■ **WHAT TO WORK ON**
Retype these lines and no others: the line holding "Generate a Python", the line holding "crp_max = [1.82, 6.33]", and all lines between them. Pictures stay out.

■ **RECORDS SHOWN**
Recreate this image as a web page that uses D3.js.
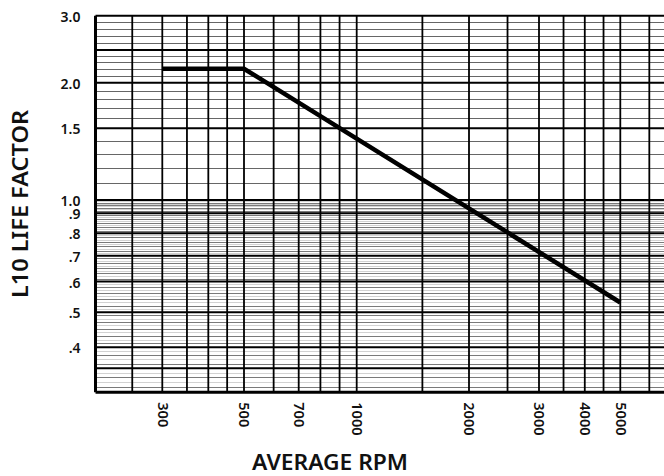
<!DOCTYPE html>
<html>
<head>
<meta charset="utf-8">
<script src="https://cdn.jsdelivr.net/npm/d3@7"></script>
<style>
  body { margin: 0; background: #fff; }
  svg { display: block; font-family: "Noto Sans", "Open Sans", sans-serif; }
</style>
</head>
<body>
<div id="chart"></div>
<script>
// curve: L10 life factor vs average rpm
var rpm = [300, 500, 5000];
var lifeFactor = [2.2, 2.2, 0.53];

// axis labels
var rpmTicks = [300, 500, 700, 1000, 2000, 3000, 4000, 5000];
var factorTicks = [3.0, 2.0, 1.5, 1.0, 0.9, 0.8, 0.7, 0.6, 0.5, 0.4];
var factorTickLabels = ["3.0", "2.0", "1.5", "1.0", ".9", ".8", ".7", ".6", ".5", ".4"];

// log paper grid
var rpmGrid = [200, 250, 300, 350, 400, 450, 500, 600, 700, 800, 900, 1000,
               1500, 2000, 2500, 3000, 3500, 4000, 4500, 5000, 6000, 7000];
var factorMajor = [3.0, 2.5, 2.0, 1.5, 1.0, 0.9, 0.8, 0.7, 0.6, 0.5, 0.4, 0.35, 0.3];

var width = 664, height = 476;
var plotLeft = 95.5, plotTop = 15.7, plotBottom = 392.3, plotRight = 670;

var svg = d3.select("#chart").append("svg")
    .attr("width", width)
    .attr("height", height);

// the printed grid is not quite uniform, so the scales are pinned at a few lines
var x = d3.scaleLog()
    .domain([200, 300, 500, 1000, 2000, 3000, 5000])
    .range([plotLeft, 162.3, 244, 356.7, 469, 539, 620.3]);

var y = d3.scaleLog()
    .domain([0.3, 0.4, 0.5, 0.9, 1.0, 1.5, 2.0, 2.5, 3.0])
    .range([plotBottom, 347.3, 312.3, 213.3, 200, 128.3, 82.7, 50, plotTop]);

var grid = svg.append("g");

// minor horizontal lines
var minorHi = d3.range(11, 30).map(function(d){ return d / 10; })
  .filter(function(d){ return factorMajor.indexOf(d) < 0; });
var minorLo = d3.range(31, 100).map(function(d){ return d / 100; })
  .filter(function(d){ return factorMajor.indexOf(d) < 0; });

grid.selectAll(".minhi")
  .data(minorHi)
  .enter().append("line")
    .attr("x1", plotLeft).attr("x2", plotRight)
    .attr("y1", function(d){ return Math.round(y(d)) + 0.5; })
    .attr("y2", function(d){ return Math.round(y(d)) + 0.5; })
    .attr("stroke", "#666")
    .attr("stroke-width", 1);

grid.selectAll(".minlo")
  .data(minorLo)
  .enter().append("line")
    .attr("x1", plotLeft).attr("x2", plotRight)
    .attr("y1", function(d){ return Math.round(y(d)) + 0.5; })
    .attr("y2", function(d){ return Math.round(y(d)) + 0.5; })
    .attr("stroke", function(d, i){ return i % 2 ? "#d2d2d2" : "#7a7a7a"; })
    .attr("stroke-width", 1);

// major horizontal lines
grid.selectAll(".maj")
  .data(factorMajor)
  .enter().append("line")
    .attr("x1", plotLeft).attr("x2", plotRight)
    .attr("y1", function(d){ return y(d); })
    .attr("y2", function(d){ return y(d); })
    .attr("stroke", "#000")
    .attr("stroke-width", function(d){ return d == 0.3 ? 3 : 2; });

// vertical lines
grid.selectAll(".vert")
  .data(rpmGrid)
  .enter().append("line")
    .attr("x1", function(d){ return x(d); })
    .attr("x2", function(d){ return x(d); })
    .attr("y1", plotTop).attr("y2", plotBottom)
    .attr("stroke", "#000")
    .attr("stroke-width", function(d){ return d == 200 ? 3 : 1.8; });

// curve
var pts = rpm.map(function(d, i){ return [d, lifeFactor[i]]; });
svg.append("path")
  .datum(pts)
  .attr("fill", "none")
  .attr("stroke", "#000")
  .attr("stroke-width", 4.5)
  .attr("d", d3.line()
    .x(function(d){ return x(d[0]); })
    .y(function(d){ return y(d[1]); }));

// y axis labels
var yAxis = svg.append("g")
  .attr("transform", "translate(" + plotLeft + ",1)")
  .call(d3.axisLeft(y)
    .tickValues(factorTicks)
    .tickFormat(function(d, i){ return factorTickLabels[i]; })
    .tickSize(0)
    .tickPadding(15));
yAxis.select(".domain").remove();
yAxis.selectAll("text")
  .attr("fill", "#111")
  .style("font-size", "14px")
  .style("font-weight", "600")
  .style("font-family", "'Noto Sans', sans-serif");

// x axis labels
var xAxis = svg.append("g")
  .attr("transform", "translate(0," + plotBottom + ")")
  .call(d3.axisBottom(x)
    .tickValues(rpmTicks)
    .tickFormat(d3.format("d"))
    .tickSize(0));
xAxis.select(".domain").remove();
xAxis.selectAll("text")
  .attr("transform", "rotate(90)")
  .attr("x", 10)
  .attr("y", 0)
  .attr("dy", "0.35em")
  .style("text-anchor", "start")
  .attr("fill", "#111")
  .style("font-size", "14.5px")
  .style("font-weight", "600")
  .style("font-family", "'Noto Sans', sans-serif");

// axis titles
svg.append("text")
  .attr("transform", "translate(28,204) rotate(-90)")
  .style("text-anchor", "middle")
  .style("font-size", "22px")
  .style("font-weight", "600")
  .attr("textLength", 188)
  .attr("lengthAdjust", "spacingAndGlyphs")
  .attr("fill", "#111")
  .text("L10 LIFE FACTOR");

svg.append("text")
  .attr("x", 330)
  .attr("y", 470)
  .style("text-anchor", "middle")
  .style("font-size", "21px")
  .style("font-weight", "600")
  .attr("textLength", 156)
  .attr("lengthAdjust", "spacingAndGlyphs")
  .attr("fill", "#111")
  .text("AVERAGE RPM");
</script>
</body>
</html>
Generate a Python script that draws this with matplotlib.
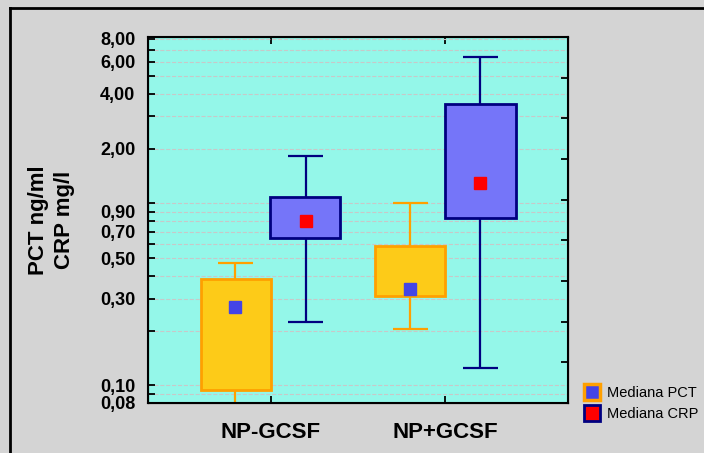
import matplotlib.pyplot as plt
from matplotlib.lines import Line2D

grupos = ["NP-GCSF", "NP+GCSF"]

# PCT (ng/ml)
pct_min = [0.07, 0.204]
pct_q1 = [0.094, 0.311]
pct_med = [0.271, 0.34]
pct_q3 = [0.383, 0.585]
pct_max = [0.473, 1.0]

# CRP (mg/l)
crp_min = [0.224, 0.124]
crp_q1 = [0.647, 0.832]
crp_med = [0.80, 1.30]
crp_q3 = [1.09, 3.50]
crp_max = [1.82, 6.33]

ticks_y = [0.08, 0.09, 0.1, 0.2, 0.3, 0.4, 0.5, 0.6, 0.7, 0.8, 0.9,
           1, 2, 3, 4, 5, 6, 7, 8]
etiquetas_y = {0.08: "0,08", 0.1: "0,10", 0.3: "0,30", 0.5: "0,50", 0.7: "0,70",
               0.9: "0,90", 2: "2,00", 4: "4,00", 6: "6,00", 8: "8,00"}

plt.rcParams['font.family'] = ['Liberation Sans', 'DejaVu Sans']

fig = plt.figure(figsize=(7.04, 4.53), dpi=100)
fig.patch.set_facecolor('#d4d4d4')
ax = fig.add_axes([148/704, 1-403/453, 420/704, 366/453])
ax.set_facecolor('#94f7e9')
ax.set_yscale('log')
ax.set_ylim(0.08, 8.2)
ax.set_xlim(0.3, 2.7)

ancho = 0.4
tapa = 0.2
x = [1, 2]

def caja(pos, mn, q1, med, q3, mx, relleno, borde, marca):
    for i in range(len(pos)):
        ax.vlines(pos[i], q3[i], mx[i], color=borde, lw=1.6, zorder=2)
        ax.vlines(pos[i], mn[i], q1[i], color=borde, lw=1.6, zorder=2)
        ax.hlines([mn[i], mx[i]], pos[i]-tapa/2, pos[i]+tapa/2, color=borde, lw=1.6, zorder=2)
        ax.bar(pos[i], q3[i]-q1[i], bottom=q1[i], width=ancho, color=relleno,
               edgecolor=borde, linewidth=2, zorder=3)
        ax.plot(pos[i], med[i], 's', color=marca, markersize=8, zorder=4)

caja([p - ancho/2 for p in x], pct_min, pct_q1, pct_med, pct_q3, pct_max,
     '#fdcb18', '#ffa000', '#4444e6')
caja([p + ancho/2 for p in x], crp_min, crp_q1, crp_med, crp_q3, crp_max,
     '#7575f9', '#000080', '#ff0000')

ax.set_yticks(ticks_y)
ax.set_yticklabels([etiquetas_y.get(t, "") for t in ticks_y], fontsize=13, fontweight='bold')
ax.minorticks_off()
ax.yaxis.grid(True, linestyle='--', color='#c8c8c8', lw=0.8)
ax.set_axisbelow(True)
ax.set_xticks(x)
ax.set_xticklabels(grupos, fontsize=16, fontweight='bold')
ax.tick_params(axis='both', direction='in', length=5, width=1.3, top=True)
ax.tick_params(axis='x', pad=14)
ax.tick_params(axis='y', pad=9)
for s in ax.spines.values():
    s.set_linewidth(1.5)

ax.set_ylabel("PCT ng/ml\nCRP mg/l", fontsize=16, fontweight='bold', labelpad=18,
              linespacing=1.35)

# marcas del eje derecho
ax2 = ax.twinx()
ax2.set_ylim(0, 9)
ax2.set_yticks(range(10))
ax2.set_yticklabels([])
ax2.tick_params(axis='y', direction='in', length=5, width=1.3)

marcas = [
    Line2D([], [], marker='s', ls='none', markerfacecolor='#4444e6',
           markeredgecolor='#ffa000', markeredgewidth=2.5, markersize=12),
    Line2D([], [], marker='s', ls='none', markerfacecolor='#ff0000',
           markeredgecolor='#000080', markeredgewidth=2, markersize=11),
]
fig.legend(marcas, ["Mediana PCT", "Mediana CRP"], loc='upper left',
           bbox_to_anchor=(572/704, 1-373/453), frameon=False, fontsize=10.5,
           handlelength=1, handletextpad=0.5, labelspacing=0.45)

# marco de la figura
fig.add_artist(Line2D([10/704, 10/704], [0, 1-8/453], color='black', lw=2))
fig.add_artist(Line2D([10/704, 1], [1-8/453, 1-8/453], color='black', lw=2))

fig.savefig("out.png", dpi=100)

■ **EXERCISE RESPONSE**
Generate a Python script that draws this with matplotlib.
import matplotlib.pyplot as plt
from matplotlib.lines import Line2D

grupos = ["NP-GCSF", "NP+GCSF"]

# PCT (ng/ml)
pct_min = [0.07, 0.204]
pct_q1 = [0.094, 0.311]
pct_med = [0.271, 0.34]
pct_q3 = [0.383, 0.585]
pct_max = [0.473, 1.0]

# CRP (mg/l)
crp_min = [0.224, 0.124]
crp_q1 = [0.647, 0.832]
crp_med = [0.80, 1.30]
crp_q3 = [1.09, 3.50]
crp_max = [1.82, 6.33]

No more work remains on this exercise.